Esse último disco autoral é também onde há a última parceria de João e Aldir: Duro na queda. E onde João deixa claro que virou uma chave e que agora, como diz a letra de Gilberto Gil, quem manda é a deusa música.

João Bosco grava uma longa faixa onde, depois de regravar João do pulo, ele cita Clube da esquina 2 e se deleita um longo tempo com a melodia, sem letra. Ele grava ainda Coisa nº2, música instrumental de Moacir Santos, marcando esse lado total de entrega ao som.

Numa das últimas apresentações que fui de João, ele começava o arranjo de Corsário com uma demorada e deleitada versão do Concerto de Aranjuez, de Rodrigo, e mais uma vez marcava um caminho sem volta do nosso engenheiro mineiro em busca da música, deusa música, plena, livre, absoluta. Em vez de pular pela janela no colo do público, ele abre a porta de seu estúdio e convida todos a mergulhar em seu preciosismo musical.

João é pura música. São 50 anos (51, vai, João, porque o lançamento de Agnus sei é um marco) de uma trajetória muito particular e que superou parceiros; sem esquecê-los jamais. E que se reinventou. É fácil identificar o violão e o canto de João. A levada do samba e as canções estilo samba-enredo que são só suas. Seus boleros. Suas baladas imbatíveis.

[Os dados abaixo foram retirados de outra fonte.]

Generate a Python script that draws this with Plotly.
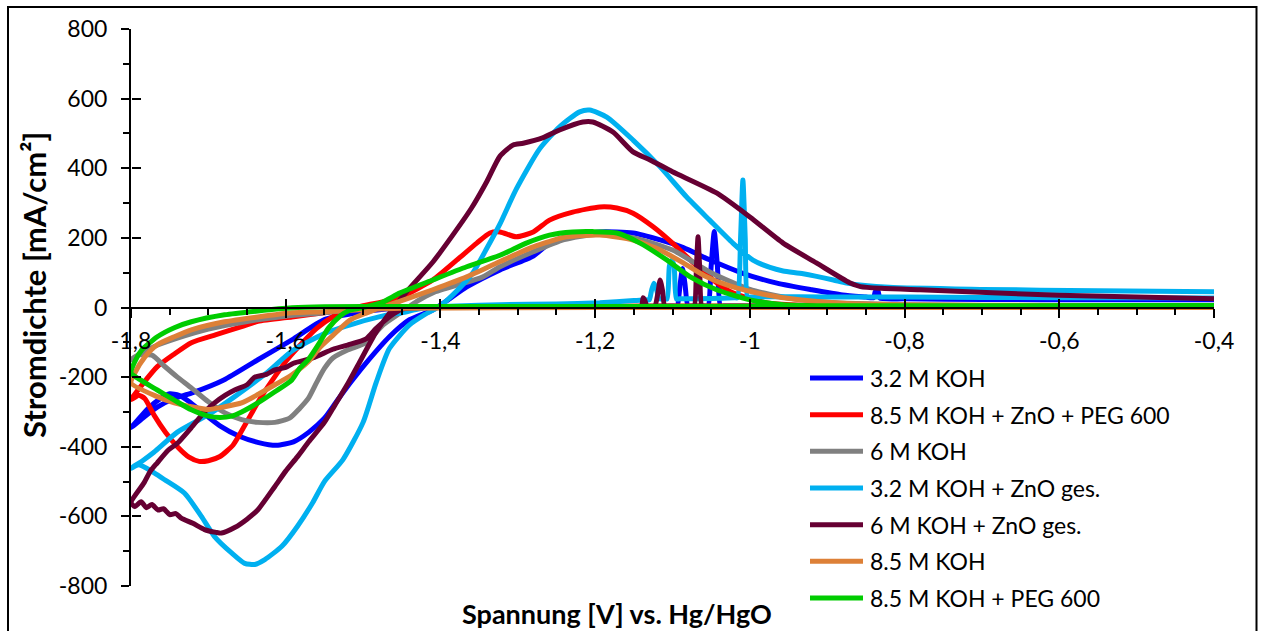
import plotly.graph_objects as go

# ---------------- data (potential in V vs Hg/HgO, current density in mA/cm2) ----------------
series_names = ["3.2 M KOH", "8.5 M KOH + ZnO + PEG 600", "6 M KOH",
                "3.2 M KOH + ZnO ges.", "6 M KOH + ZnO ges.", "8.5 M KOH",
                "8.5 M KOH + PEG 600"]
series_colors = ["#0000FF", "#FF0000", "#808080", "#00B0F0", "#660033", "#DD8037", "#00CC00"]

koh32_x = [-0.40, -0.60, -0.80, -0.90, -1.00, -1.034, -1.038, -1.042, -1.046, -1.050, -1.054, -1.058,
           -1.076, -1.080, -1.084, -1.087, -1.090, -1.094, -1.098, -1.15, -1.25, -1.35, -1.42, -1.47, -1.50,
           -1.55, -1.592, -1.636, -1.68, -1.722, -1.745, -1.765, -1.785, -1.80,
           -1.792, -1.778, -1.762, -1.750, -1.738, -1.725, -1.705, -1.685, -1.66, -1.635, -1.612, -1.59, -1.57,
           -1.55, -1.535, -1.515, -1.496, -1.466, -1.44, -1.41, -1.39, -1.366, -1.323, -1.28, -1.259, -1.237,
           -1.194, -1.151, -1.116, -1.086, -1.052, -1.01, -0.965, -0.92, -0.88, -0.85, -0.840, -0.838, -0.834,
           -0.832, -0.80, -0.70, -0.55, -0.40]
koh32_y = [5, 5, 5, 5, 4, 4, 4, 120, 218, 120, 4, 4,
           4, 4, 70, 112, 70, 4, 4, 3, 3, 2, 0, -4, -12,
           -35, -93, -150, -208, -246, -262, -285, -318, -345,
           -325, -290, -262, -248, -252, -270, -306, -340, -370, -388, -396, -386, -358,
           -318, -272, -212, -159, -84, -35, -7, 22, 59, 108, 148, 185, 203,
           217, 214, 194, 172, 137, 99, 70, 51, 36, 30, 28, 45, 45,
           27, 25, 23, 22, 22]

zpeg_x = [-0.40, -0.70, -0.90, -1.10, -1.30, -1.45, -1.50,
          -1.55, -1.592, -1.636, -1.657, -1.69, -1.722, -1.745, -1.766, -1.785, -1.80,
          -1.79, -1.782, -1.77, -1.755, -1.74, -1.725, -1.712, -1.70, -1.685, -1.668, -1.651, -1.634, -1.617,
          -1.60, -1.58, -1.56, -1.54, -1.52, -1.50, -1.47, -1.45, -1.41, -1.379, -1.353, -1.336, -1.323,
          -1.302, -1.28, -1.259, -1.229, -1.194, -1.172, -1.151, -1.125, -1.10, -1.073, -1.043, -1.022,
          -0.978, -0.94, -0.80, -0.60, -0.40]
zpeg_y = [4, 4, 5, 4, 3, 2, -2,
          -15, -27, -40, -55, -78, -101, -135, -170, -220, -265,
          -252, -262, -310, -360, -400, -430, -442, -440, -428, -395, -331, -265, -208,
          -155, -105, -60, -28, -8, 5, 18, 31, 79, 136, 185, 214, 217,
          203, 217, 251, 274, 289, 286, 271, 232, 185, 128, 71, 42,
          13, 7, 5, 5, 5]

koh6_x = [-0.40, -0.80, -1.00, -1.20, -1.40, -1.50, -1.55,
          -1.60, -1.65, -1.70, -1.74, -1.77, -1.79, -1.80,
          -1.791, -1.773, -1.757, -1.74, -1.722, -1.70, -1.679, -1.657, -1.636, -1.614, -1.595, -1.582,
          -1.571, -1.56, -1.55, -1.539, -1.52, -1.496, -1.474, -1.452, -1.43, -1.41, -1.345, -1.323,
          -1.28, -1.24, -1.20, -1.15, -1.10, -1.05, -1.00, -0.95, -0.90, -0.80, -0.60, -0.40]
koh6_y = [3, 3, 3, 3, 2, -3, -15,
          -25, -40, -62, -88, -112, -135, -150,
          -137, -137, -168, -200, -231, -271, -302, -322, -330, -330, -318, -290,
          -262, -215, -175, -145, -122, -101, -50, -16, 18, 42, 88, 117,
          160, 195, 210, 200, 165, 100, 52, 27, 15, 8, 5, 5]

zno32_x = [-0.40, -0.60, -0.80, -0.90, -0.98, -0.999, -1.003, -1.006, -1.009, -1.012, -1.016, -1.020,
           -1.05, -1.091, -1.095, -1.098, -1.101, -1.104, -1.107, -1.111, -1.117, -1.121, -1.124, -1.127,
           -1.130, -1.134, -1.15, -1.194, -1.25, -1.323, -1.38, -1.41, -1.43,
           -1.45, -1.47, -1.508, -1.55, -1.592, -1.623, -1.666, -1.70, -1.74, -1.77, -1.785, -1.80,
           -1.79, -1.783, -1.77, -1.757, -1.731, -1.709, -1.692, -1.67, -1.653, -1.64, -1.627, -1.605,
           -1.585, -1.565, -1.55, -1.526, -1.50, -1.483, -1.466, -1.44, -1.42, -1.40, -1.38, -1.358,
           -1.34, -1.323, -1.302, -1.272, -1.246, -1.22, -1.207, -1.185, -1.151, -1.116, -1.082, -1.052,
           -1.022, -0.996, -0.974, -0.957, -0.931, -0.892, -0.875, -0.82, -0.70, -0.55, -0.40]
zno32_y = [27, 28, 30, 30, 31, 30, 30, 200, 366, 200, 28, 28,
           26, 25, 25, 120, 136, 120, 25, 25, 25, 55, 70, 50,
           22, 22, 20, 14, 10, 8, 4, 2, -5,
           -15, -22, -44, -75, -125, -185, -256, -308, -358, -415, -440, -462,
           -452, -458, -475, -494, -533, -600, -658, -705, -735, -738, -724, -686,
           -629, -560, -500, -437, -330, -215, -118, -50, -20, 5, 45, 100,
           170, 240, 340, 455, 519, 562, 567, 547, 481, 404, 318, 251,
           185, 136, 115, 105, 97, 79, 70, 58, 52, 48, 45]

zno6_x = [-0.40, -0.60, -0.80, -1.00, -1.05, -1.058, -1.062, -1.065, -1.067, -1.069, -1.072, -1.076,
          -1.106, -1.110, -1.113, -1.116, -1.119, -1.123, -1.129, -1.133, -1.136, -1.138, -1.140, -1.144,
          -1.20, -1.30, -1.40, -1.45,
          -1.465, -1.483, -1.496, -1.52, -1.539, -1.565, -1.59, -1.60, -1.614, -1.625, -1.64, -1.65,
          -1.666, -1.678, -1.692, -1.705, -1.722, -1.74, -1.752, -1.766, -1.775, -1.783, -1.80,
          -1.795, -1.787, -1.78, -1.773, -1.765, -1.758, -1.75, -1.742, -1.735, -1.72, -1.705, -1.69,
          -1.683, -1.666, -1.65, -1.636, -1.614, -1.60, -1.585, -1.57, -1.55, -1.539, -1.52, -1.504,
          -1.483, -1.462, -1.44, -1.41, -1.385, -1.36, -1.34, -1.323, -1.306, -1.293, -1.268, -1.246,
          -1.216, -1.203, -1.177, -1.151, -1.129, -1.10, -1.043, -1.00, -0.957, -0.914, -0.871, -0.857,
          -0.83, -0.78, -0.60, -0.40]
zno6_y = [5, 4, 4, 3, 3, 3, 3, 120, 203, 120, 3, 3,
          3, 3, 50, 79, 40, 3, 3, 3, 22, 28, 3, 3,
          2, 2, 1, -5,
          -25, -60, -90, -108, -120, -145, -160, -172, -179, -192, -200, -222,
          -237, -252, -274, -300, -345, -390, -410, -446, -470, -503, -560,
          -572, -558, -575, -566, -582, -578, -595, -592, -605, -620, -638, -646,
          -648, -632, -608, -581, -514, -470, -429, -385, -330, -290, -220, -155,
          -70, -5, 55, 130, 205, 285, 362, 435, 467, 472, 487, 510,
          533, 533, 504, 447, 424, 390, 329, 260, 185, 128, 71, 60,
          55, 51, 35, 25]

koh85_x = [-0.40, -0.80, -1.20, -1.45, -1.50,
           -1.55, -1.592, -1.636, -1.679, -1.722, -1.744, -1.766, -1.782, -1.795, -1.80,
           -1.766, -1.744, -1.722, -1.70, -1.679, -1.657, -1.636, -1.614, -1.592, -1.571, -1.555, -1.539,
           -1.517, -1.496, -1.474, -1.452, -1.41, -1.366, -1.323, -1.28, -1.237, -1.194, -1.151, -1.116,
           -1.086, -1.056, -1.022, -0.978, -0.936, -0.88, -0.80, -0.60, -0.40]
koh85_y = [0, 0, 0, -2, -6,
           -12, -15, -27, -41, -64, -84, -107, -142, -188, -217,
           -256, -274, -285, -293, -285, -274, -250, -222, -193, -156, -113, -80,
           -36, -16, 2, 18, 51, 88, 132, 174, 203, 208, 194, 165,
           128, 88, 59, 36, 22, 12, 8, 6, 5]

peg85_x = [-0.40, -0.80, -1.20, -1.45, -1.55,
           -1.592, -1.636, -1.679, -1.722, -1.744, -1.766, -1.786, -1.795, -1.80,
           -1.79, -1.766, -1.744, -1.722, -1.70, -1.685, -1.67, -1.657, -1.636, -1.614, -1.592, -1.582,
           -1.571, -1.556, -1.545, -1.53, -1.517, -1.496, -1.475, -1.452, -1.41, -1.366, -1.323, -1.289,
           -1.259, -1.229, -1.203, -1.172, -1.142, -1.107, -1.077, -1.043, -1.00, -0.957, -0.90, -0.80,
           -0.60, -0.40]
peg85_y = [5, 4, 3, 3, 2,
           -1, -10, -21, -41, -58, -84, -122, -155, -188,
           -205, -237, -266, -294, -312, -316, -312, -300, -274, -242, -208, -175,
           -150, -100, -60, -25, -8, 2, 15, 42, 79, 117, 150, 185,
           208, 217, 218, 214, 185, 136, 88, 51, 22, 8, 5, 5,
           5, 6]

series_x = [koh32_x, zpeg_x, koh6_x, zno32_x, zno6_x, koh85_x, peg85_x]
series_y = [koh32_y, zpeg_y, koh6_y, zno32_y, zno6_y, koh85_y, peg85_y]

x_tickvals = [-1.8, -1.6, -1.4, -1.2, -1.0, -0.8, -0.6, -0.4]
x_ticktext = ["-1,8", "-1,6", "-1,4", "-1,2", "-1", "-0,8", "-0,6", "-0,4"]
y_tickvals = [-800, -600, -400, -200, 0, 200, 400, 600, 800]
y_ticktext = ["-800", "-600", "-400", "-200", "0", "200", "400", "600", "800"]

x_title = "Spannung [V] vs. Hg/HgO"
y_title = "Stromdichte [mA/cm²]"

# ---------------- figure ----------------
W, H = 1261, 631
ML, MR, MT, MB = 131, 47, 29, 45
PW, PH = W - ML - MR, H - MT - MB


def px_to_paper_x(px):
    return (px - ML) / PW


def px_to_paper_y(py):
    return (H - MB - py) / PH


FONT = "Lato"
fig = go.Figure()
for name, color, xs, ys in zip(series_names, series_colors, series_x, series_y):
    fig.add_trace(go.Scatter(x=xs, y=ys, mode="lines", name=name, showlegend=False,
                             line=dict(color=color, width=5, shape="spline", smoothing=0.6),
                             hoverinfo="skip"))

# empty helper trace so that the tick-crossing overlay axes are created
fig.add_trace(go.Scatter(x=[], y=[], xaxis="x2", yaxis="y2", showlegend=False, hoverinfo="skip"))

# legend drawn as line samples + text (longer samples than Plotly's built-in legend)
LEG_X0, LEG_X1, LEG_TX, LEG_Y0, LEG_DY = 810, 863, 868, 378, 36.67
shapes = [dict(type="rect", xref="paper", yref="paper",
               x0=px_to_paper_x(8), x1=px_to_paper_x(1256.5),
               y0=px_to_paper_y(640), y1=px_to_paper_y(7),
               line=dict(color="black", width=2), fillcolor="rgba(0,0,0,0)", layer="above")]
annotations = [
    dict(text=f"<b>{x_title}</b>", xref="paper", yref="paper", x=px_to_paper_x(617),
         y=px_to_paper_y(613), xanchor="center", yanchor="middle", showarrow=False,
         font=dict(family=FONT, size=27, color="black")),
    dict(text=f"<b>{y_title}</b>", xref="paper", yref="paper", x=px_to_paper_x(34),
         y=px_to_paper_y(285), xanchor="center", yanchor="middle", showarrow=False,
         textangle=-90, font=dict(family=FONT, size=31, color="black")),
]
for i, (name, color) in enumerate(zip(series_names, series_colors)):
    ly = LEG_Y0 + i * LEG_DY
    shapes.append(dict(type="line", xref="paper", yref="paper",
                       x0=px_to_paper_x(LEG_X0), x1=px_to_paper_x(LEG_X1),
                       y0=px_to_paper_y(ly), y1=px_to_paper_y(ly),
                       line=dict(color=color, width=5), layer="above"))
    annotations.append(dict(text=name, xref="paper", yref="paper", x=px_to_paper_x(LEG_TX),
                            y=px_to_paper_y(ly), xanchor="left", yanchor="middle", showarrow=False,
                            font=dict(family=FONT, size=23, color="black")))

common_axis = dict(showgrid=False, zeroline=False, color="black")
fig.update_layout(
    width=W, height=H,
    margin=dict(l=ML, r=MR, t=MT, b=MB, autoexpand=False),
    paper_bgcolor="white", plot_bgcolor="white",
    font=dict(family=FONT, size=23, color="black"),
    xaxis=dict(range=[-1.8, -0.4], anchor="free", position=0.5, showline=True, linecolor="black",
               linewidth=2, tickmode="array", tickvals=x_tickvals, ticktext=x_ticktext,
               ticks="outside", ticklen=9, tickwidth=2, tickcolor="black", ticklabelstandoff=4,
               tickfont=dict(family=FONT, size=23, color="black"),
               minor=dict(tickmode="linear", tick0=-1.8, dtick=0.05, ticks="outside", ticklen=6,
                          tickwidth=2, tickcolor="black"),
               **common_axis),
    yaxis=dict(range=[-800, 800], showline=True, linecolor="black", linewidth=2,
               tickmode="array", tickvals=y_tickvals, ticktext=y_ticktext,
               ticks="outside", ticklen=8, tickwidth=2, tickcolor="black", ticklabelstandoff=9,
               tickfont=dict(family=FONT, size=23, color="black"),
               minor=dict(tickmode="linear", tick0=0, dtick=100, ticks="outside", ticklen=6,
                          tickwidth=2, tickcolor="black"),
               **common_axis),
    xaxis2=dict(range=[-1.8, -0.4], overlaying="x", anchor="free", position=0.5, showline=False,
                tickmode="array", tickvals=x_tickvals, ticks="inside", ticklen=9, tickwidth=2,
                tickcolor="black", showticklabels=False, **common_axis),
    yaxis2=dict(range=[-800, 800], overlaying="y", anchor="free", position=0, showline=False,
                tickmode="array", tickvals=y_tickvals, ticks="inside", ticklen=9, tickwidth=2,
                tickcolor="black", showticklabels=False, **common_axis),
    showlegend=False,
    shapes=shapes,
    annotations=annotations,
)

fig.write_html("out.html")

Se eu fosse dedicar espaço a analisar as filigranas de sua obra, eu acabaria escrevendo um livro em dois tomos. Mas não podia deixar acabar o ano sem dedicar um pequeno espaço à imensidão de sua música, em efeméride tão simbólica.

Dia 15 de dezembro, temos João inédito nas plataformas digitais. Ele não para e segue se dedicando devotamente à música.

E eu, se fosse você, aproveitava o embalo e se dedicava devotamente à discografia de João Bosco de Freitas Mucci.

Num momento em que se questiona tanto a qualidade da música produzida no Brasil, nada melhor do que celebrar os 50 anos de um mestre da nossa canção ouvindo toda a beleza que ele criou.